Las gallinas blancas y las negras

Encontrará fácilmente el espectáculo en el que Les Luthiers analizan concienzudamente la diferencia entre unas gallinas y otras. Se resume en una palabra: NINGUNA. Usted -que frecuenta el éxito como una costumbre más- puede pensar que poner mucho dinero en la causa LGTBXYZ es oportuno. O puede pensar lo contrario. No pasa nada. Durante los años de Pedro punto se hace hucha, y así se pasan los años de Eme Punto sin ingresar. Lo mismo se puede citar algún caso de signo contrario. Está todo amañado y los estómagos agradecidos de uno y otro lado se rasgan las vestiduras para que los medios de comunicación tengan algo que publicar. Si usted forma parte de esos colectivos, me pondrá a bajar de un burro porque saco su método a la luz.

Ahora bien, puede pertenecer a otro caso. Al de los que sostienen toda la fiesta anterior pagando muchos más impuestos de lo debido. Eso que antes se llamaba «clase media» y que ahora se identifica como «trabajador por cuenta ajena» o «trabajador autónomo» o, simplificando, «obrero». Mejor o peor pagado, pero obrero. Tiene un alquiler que pagar, o una hipoteca, un coche financiado, etc. No tiene en propiedad sociedades, o bloques de pisos para alquilar, o centrales eléctricas, o tal tal tal. Paga IRPF al ganarlo e IVA al gastarlo. Y si no paga IVA, le cascan el recargo de equivalencia. Todo pensado para que la gran kermesse quede a gusto del mamporrero de turno.

No se dan largas al que viene diciendo cada año que «un dos por ciento más para armas, por favor». Un dos por ciento y lo que usted mande, señorito. Tampoco se podía cambiar la Constitución. Era tan imposible como encontrar un unicornio rosa. Pues vino doña Merkel y en cuatro días estaba cambiada a su conveniencia. Rollo macabeo que se toma en el recreo. Entrar en la UE fue un éxito histórico. De repente no éramos bajitos, calvos, cejijuntos y con mala leche. En veinticuatro horas nos convertimos en rubios de metro noventa -con sonrisa profidén- por obra y gracia del Tratado de la Unión Europea. El maná nos cayo del cielo. Tanto había que tuvimos que levantar polideportivos en pueblos sin deportistas, aeropuertos en lugares sin viajeros y autopistas de peaje sin origen ni destino. Daba igual. Tonto el que no se funda los fondos FEDER. Vendimos las vacas y arrancamos los olivos. Nada de eso tenía nuestro recién estrenado glamour nivel europeo.
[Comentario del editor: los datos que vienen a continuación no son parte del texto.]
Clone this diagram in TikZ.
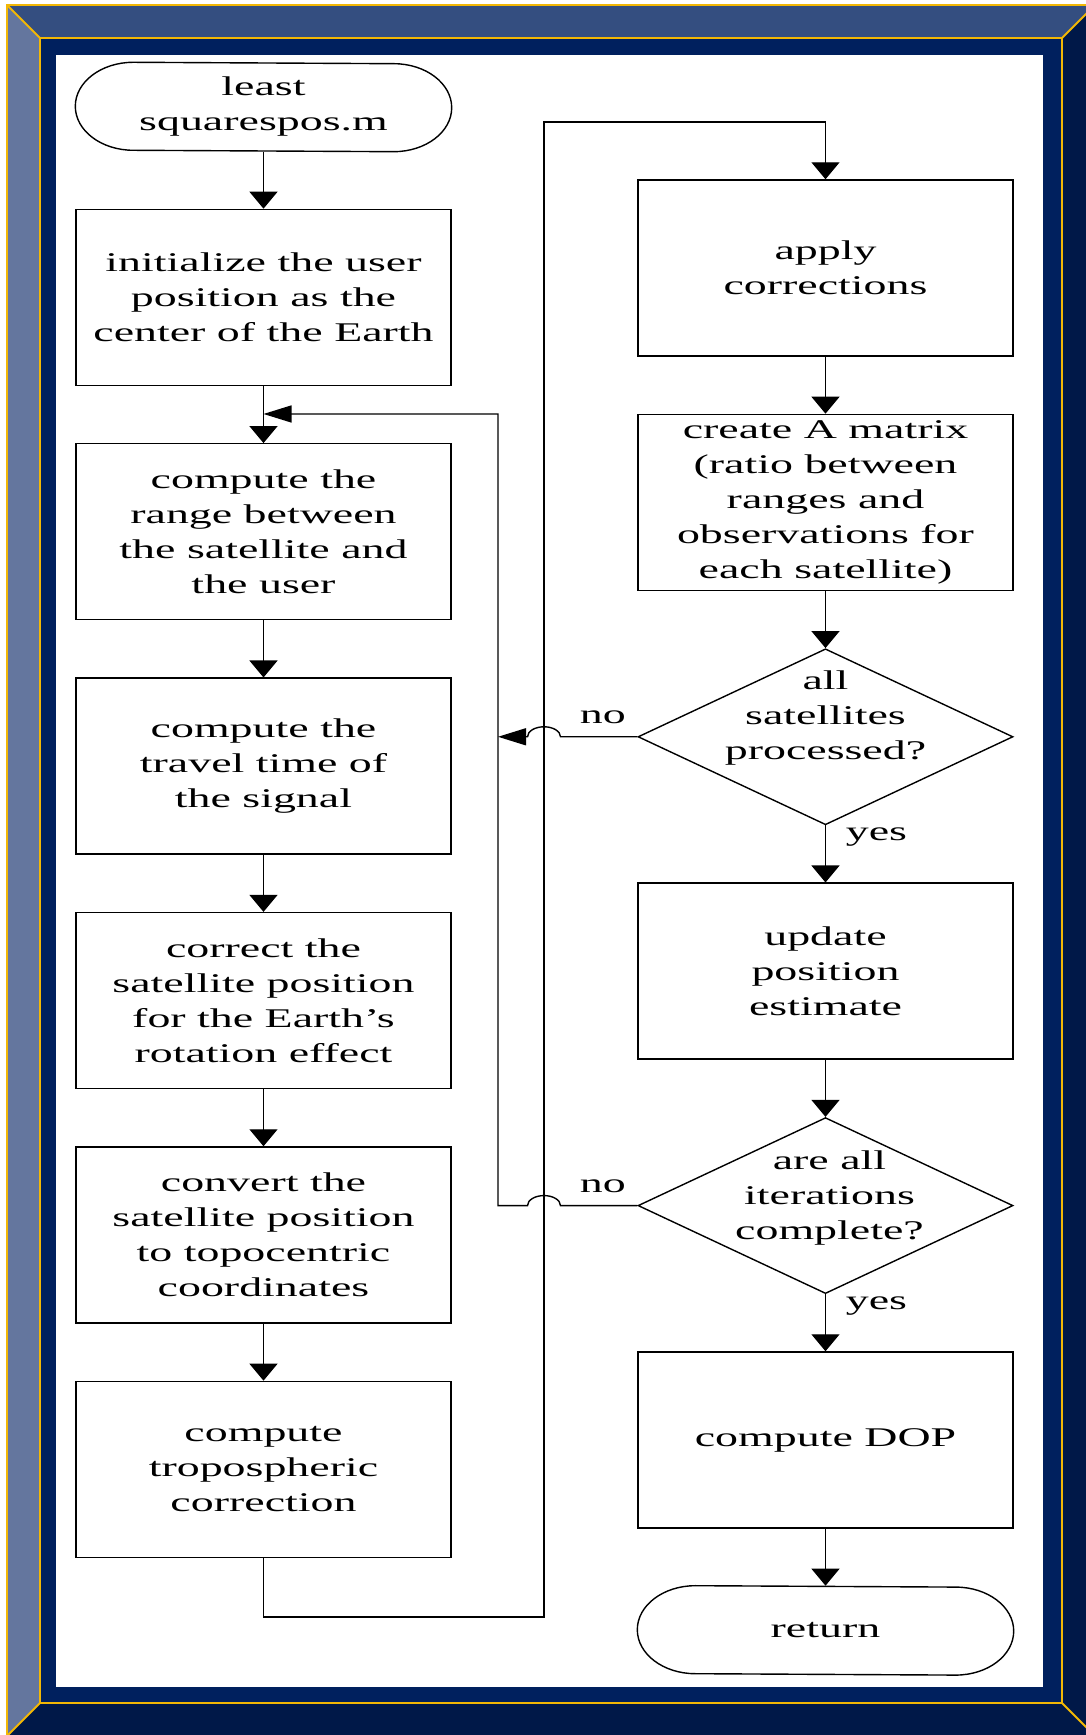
\documentclass[tikz,border=0pt]{standalone}
\usepackage{fontspec}
\setmainfont{Liberation Serif}[FakeStretch=1.7]
\usetikzlibrary{calc}
\usetikzlibrary{positioning}
\usetikzlibrary{shapes}
\usetikzlibrary{arrows.meta}
\definecolor{bevellight}{HTML}{64769E}
\definecolor{beveltop}{HTML}{344E80}
\definecolor{beveldark}{HTML}{001848}
\definecolor{bandnavy}{HTML}{00205E}
\definecolor{trimgold}{HTML}{F2B705}
\newcommand{\chartfont}{\fontsize{13.5pt}{17.5pt}\selectfont}
\tikzset{stepbox/.style={shape=rectangle, draw=black, minimum width=187.5pt, minimum height=88pt, inner sep=0pt, align=center, font=\chartfont},
  decision/.style={shape=diamond, draw=black, minimum width=187.5pt, minimum height=88pt, inner sep=0pt},
  terminal/.style={shape=rectangle, minimum width=187.5pt, minimum height=44pt, inner sep=0pt, align=center, font=\chartfont},
  answer/.style={font=\chartfont, inner sep=6pt},
  down/.style={-{Triangle[length=8.5pt,width=14pt]}},
  back/.style={-{Triangle[length=14pt,width=8.5pt]}}}

\begin{document}
\begin{tikzpicture}[x=0.5pt, y=0.5pt, line width=0.7pt, node distance=28.5pt]
  \useasboundingbox (0,0) rectangle (1086,1735);
  \clip (0,0) rectangle (1086,1735);

  % bevelled frame
  \fill[beveltop] (7,1730) -- (1095,1730) -- (1062,1697) -- (40,1697) -- cycle;
  \fill[bevellight] (7,1730) -- (40,1697) -- (40,32) -- (7,-1) -- cycle;
  \fill[beveldark] (1095,1730) -- (1062,1697) -- (1062,32) -- (1095,-1) -- cycle;
  \fill[beveldark] (7,-1) -- (40,32) -- (1062,32) -- (1095,-1) -- cycle;
  \fill[bandnavy] (40,32) rectangle (1062,1697);
  \fill[white] (56,48) rectangle (1043,1680);
  \draw[trimgold, line width=1pt] (7,-1) -- (7,1730) -- (1095,1730);
  \draw[trimgold, line width=1pt] (40,32) rectangle (1062,1697);
  \draw[trimgold, line width=1pt] (7,1730) -- (40,1697) (1062,1697) -- (1095,1730)
    (7,-1) -- (40,32) (1062,32) -- (1095,-1);

  % left column
  \node[terminal] (start) at (263.5,1628) {least\\squarespos.m};
  \node[stepbox, below=of start] (init) {initialize the user\\position as the\\center of the Earth};
  \node[stepbox, below=of init] (range) {compute the\\range between\\the satellite and\\the user};
  \node[stepbox, below=of range] (travel) {compute the\\travel time of\\the signal};
  \node[stepbox, below=of travel] (correct) {correct the\\satellite position\\for the Earth's\\rotation effect};
  \node[stepbox, below=of correct] (convert) {convert the\\satellite position\\to topocentric\\coordinates};
  \node[stepbox, below=of convert] (tropo) {compute\\tropospheric\\correction};

  % right column
  \node[stepbox] (apply) at (825.5,1467) {apply\\corrections};
  \node[stepbox, below=of apply] (matrix) {create A matrix\\(ratio between\\ranges and\\observations for\\each satellite)};
  \node[decision, below=of matrix, label={[align=center, font=\chartfont, yshift=9.5pt]center:{all\\satellites\\processed?}}] (sat) {};
  \node[stepbox, below=of sat] (update) {update\\position\\estimate};
  \node[decision, below=of update, label={[align=center, font=\chartfont, yshift=4pt, xshift=2pt]center:{are all\\iterations\\complete?}}] (iter) {};
  \node[stepbox, below=of iter] (dop) {compute DOP};
  \node[terminal, below=of dop] (stop) {return};

  % rounded ends of the terminals
  \foreach \t in {start,stop}
    \draw ([xshift=29pt]\t.north west) arc[start angle=90, end angle=270, x radius=29pt, y radius=22pt]
      -- ([xshift=-29pt]\t.south east) arc[start angle=-90, end angle=90, x radius=29pt, y radius=22pt] -- cycle;

  \foreach \a/\b in {start/init, init/range, range/travel, travel/correct, correct/convert, convert/tropo,
                     apply/matrix, matrix/sat, sat/update, update/iter, iter/dop, dop/stop}
    \draw[down] (\a) -- (\b);

  \node[answer, inner sep=0pt] at ([xshift=25.5pt,yshift=-6pt]sat.south) {yes};
  \node[answer, inner sep=0pt] at ([xshift=25.5pt,yshift=-6pt]iter.south) {yes};

  % jump between columns and the two loops
  \coordinate (lowturn) at (544,118);
  \coordinate (topturn) at (544,1613);
  \coordinate (looptop) at (498,1321);
  \draw[down] (tropo.south) |- (lowturn) -- (topturn) -| (apply.north);
  \draw[back] (sat.west) -- node[answer, above, xshift=2pt]{no} ($(sat.west -| topturn)+(16.5,0)$)
    arc[start angle=0, end angle=180, x radius=8.25pt, y radius=5pt] -- (sat.west -| looptop);
  \draw[back] (iter.west) -- node[answer, above, xshift=2pt]{no} ($(iter.west -| topturn)+(16.5,0)$)
    arc[start angle=0, end angle=180, x radius=8.25pt, y radius=5pt] -- (iter.west -| looptop)
    -- (looptop) -- (looptop -| range.north);
\end{tikzpicture}
\end{document}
Lo terrible es que, poco después, vino un señor con levita buscando al responsable de pagar la factura. Todos salieron por pies menos algún incauto -self made man- que se pegó un tiro con una escopeta de caza. Ahora no se puede devolver la pasta. Está entre ladrillos, y no es fácil recuperarla una vez dilapidada. Nadie tiene interés en esas moles de hormigón y cristal que se quedaron a medio levantar en los confines de la nada. ¿Dónde está el dinero de «mis» bancos? -preguntaba la ilustre teutona. «Señora, que nos lo sabemos. Esto es igual que el gato. Usted es propiedad del felino, y no al revés». Ella pensó: «Pues, visto así, van a tener razón. Me largo a mi retiro dorado, que esta canción no me gusta y este barreño de sangría me puede salpicar». En una reunión multimedia con los citados financieros, avisó de que aquello no pintaba bien. Ellos decidieron irse al ladrillo a aprovechar los réditos de la fiebre inmobiliaria. Y ahora que se queda sin fuelle ese sector, piensan moverse a los bancos locales. Ahí está la ganancia futura. Verás que risa cuando necesites dinero y te lo den a precio de alquiler.

Una vez muertas, las gallinas blancas ya no ponen huevos. ¿Y las negras? Las negras tampoco.